> [Short task]
Quote every line as written. Omit pictures.

> [Source material]
START

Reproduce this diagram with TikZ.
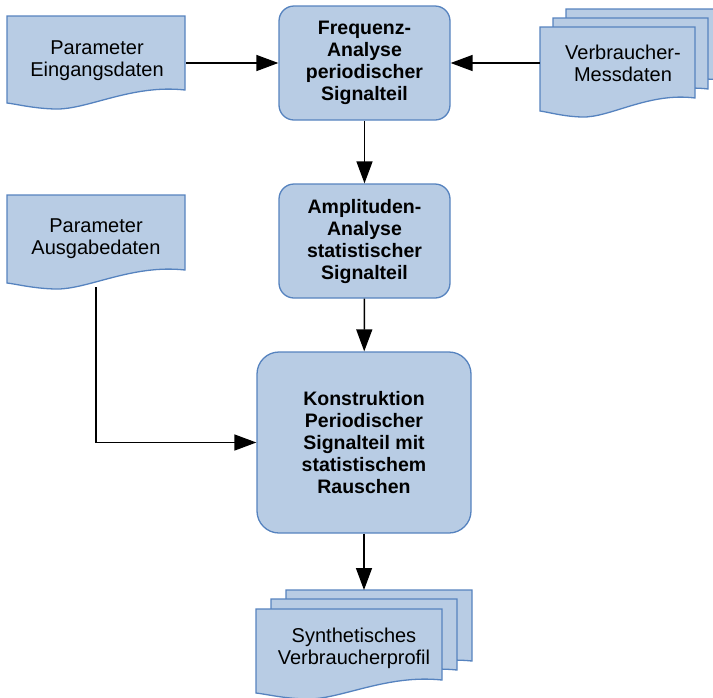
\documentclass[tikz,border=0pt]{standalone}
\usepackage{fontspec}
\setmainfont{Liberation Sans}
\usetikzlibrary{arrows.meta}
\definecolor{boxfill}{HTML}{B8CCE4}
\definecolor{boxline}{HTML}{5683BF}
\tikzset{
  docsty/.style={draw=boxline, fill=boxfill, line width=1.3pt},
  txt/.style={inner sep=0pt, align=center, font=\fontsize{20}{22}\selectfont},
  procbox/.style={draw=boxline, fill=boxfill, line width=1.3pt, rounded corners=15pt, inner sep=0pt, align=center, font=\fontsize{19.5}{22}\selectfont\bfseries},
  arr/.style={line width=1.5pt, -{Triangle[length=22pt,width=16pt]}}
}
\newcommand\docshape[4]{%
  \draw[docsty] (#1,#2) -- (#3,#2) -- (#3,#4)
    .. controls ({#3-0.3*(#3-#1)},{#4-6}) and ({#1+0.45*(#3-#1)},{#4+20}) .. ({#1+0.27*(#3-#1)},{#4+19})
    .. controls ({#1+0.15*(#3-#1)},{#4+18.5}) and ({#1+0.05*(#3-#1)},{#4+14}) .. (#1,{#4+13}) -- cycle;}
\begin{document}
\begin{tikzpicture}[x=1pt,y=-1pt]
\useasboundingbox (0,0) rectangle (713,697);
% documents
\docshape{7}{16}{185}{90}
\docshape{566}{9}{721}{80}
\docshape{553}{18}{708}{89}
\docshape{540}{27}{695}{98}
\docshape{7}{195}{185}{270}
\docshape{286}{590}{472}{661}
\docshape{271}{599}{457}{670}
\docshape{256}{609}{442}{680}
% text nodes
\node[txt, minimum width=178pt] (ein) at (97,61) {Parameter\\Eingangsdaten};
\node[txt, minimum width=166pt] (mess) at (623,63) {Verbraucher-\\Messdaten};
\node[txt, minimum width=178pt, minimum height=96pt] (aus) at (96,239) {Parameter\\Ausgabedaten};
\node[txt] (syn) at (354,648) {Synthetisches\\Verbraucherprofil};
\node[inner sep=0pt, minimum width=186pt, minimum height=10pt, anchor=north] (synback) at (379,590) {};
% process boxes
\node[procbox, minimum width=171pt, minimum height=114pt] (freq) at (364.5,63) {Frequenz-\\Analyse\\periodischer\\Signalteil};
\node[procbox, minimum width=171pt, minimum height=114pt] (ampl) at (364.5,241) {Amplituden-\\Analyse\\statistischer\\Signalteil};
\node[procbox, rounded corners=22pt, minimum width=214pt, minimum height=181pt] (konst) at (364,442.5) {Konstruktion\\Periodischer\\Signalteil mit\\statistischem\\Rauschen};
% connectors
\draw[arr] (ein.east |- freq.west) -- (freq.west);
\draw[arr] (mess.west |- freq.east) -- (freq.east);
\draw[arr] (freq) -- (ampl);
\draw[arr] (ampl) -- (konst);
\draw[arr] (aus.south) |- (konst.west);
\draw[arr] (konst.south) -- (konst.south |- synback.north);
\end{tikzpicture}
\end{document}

END

> [Answer in full]
Reproduce this diagram with TikZ.
\documentclass[tikz,border=0pt]{standalone}
\usepackage{fontspec}
\setmainfont{Liberation Sans}
\usetikzlibrary{arrows.meta}
\definecolor{boxfill}{HTML}{B8CCE4}
\definecolor{boxline}{HTML}{5683BF}
\tikzset{
  docsty/.style={draw=boxline, fill=boxfill, line width=1.3pt},
  txt/.style={inner sep=0pt, align=center, font=\fontsize{20}{22}\selectfont},
  procbox/.style={draw=boxline, fill=boxfill, line width=1.3pt, rounded corners=15pt, inner sep=0pt, align=center, font=\fontsize{19.5}{22}\selectfont\bfseries},
  arr/.style={line width=1.5pt, -{Triangle[length=22pt,width=16pt]}}
}
\newcommand\docshape[4]{%
  \draw[docsty] (#1,#2) -- (#3,#2) -- (#3,#4)
    .. controls ({#3-0.3*(#3-#1)},{#4-6}) and ({#1+0.45*(#3-#1)},{#4+20}) .. ({#1+0.27*(#3-#1)},{#4+19})
    .. controls ({#1+0.15*(#3-#1)},{#4+18.5}) and ({#1+0.05*(#3-#1)},{#4+14}) .. (#1,{#4+13}) -- cycle;}
\begin{document}
\begin{tikzpicture}[x=1pt,y=-1pt]
\useasboundingbox (0,0) rectangle (713,697);
% documents
\docshape{7}{16}{185}{90}
\docshape{566}{9}{721}{80}
\docshape{553}{18}{708}{89}
\docshape{540}{27}{695}{98}
\docshape{7}{195}{185}{270}
\docshape{286}{590}{472}{661}
\docshape{271}{599}{457}{670}
\docshape{256}{609}{442}{680}
% text nodes
\node[txt, minimum width=178pt] (ein) at (97,61) {Parameter\\Eingangsdaten};
\node[txt, minimum width=166pt] (mess) at (623,63) {Verbraucher-\\Messdaten};
\node[txt, minimum width=178pt, minimum height=96pt] (aus) at (96,239) {Parameter\\Ausgabedaten};
\node[txt] (syn) at (354,648) {Synthetisches\\Verbraucherprofil};
\node[inner sep=0pt, minimum width=186pt, minimum height=10pt, anchor=north] (synback) at (379,590) {};
% process boxes
\node[procbox, minimum width=171pt, minimum height=114pt] (freq) at (364.5,63) {Frequenz-\\Analyse\\periodischer\\Signalteil};
\node[procbox, minimum width=171pt, minimum height=114pt] (ampl) at (364.5,241) {Amplituden-\\Analyse\\statistischer\\Signalteil};
\node[procbox, rounded corners=22pt, minimum width=214pt, minimum height=181pt] (konst) at (364,442.5) {Konstruktion\\Periodischer\\Signalteil mit\\statistischem\\Rauschen};
% connectors
\draw[arr] (ein.east |- freq.west) -- (freq.west);
\draw[arr] (mess.west |- freq.east) -- (freq.east);
\draw[arr] (freq) -- (ampl);
\draw[arr] (ampl) -- (konst);
\draw[arr] (aus.south) |- (konst.west);
\draw[arr] (konst.south) -- (konst.south |- synback.north);
\end{tikzpicture}
\end{document}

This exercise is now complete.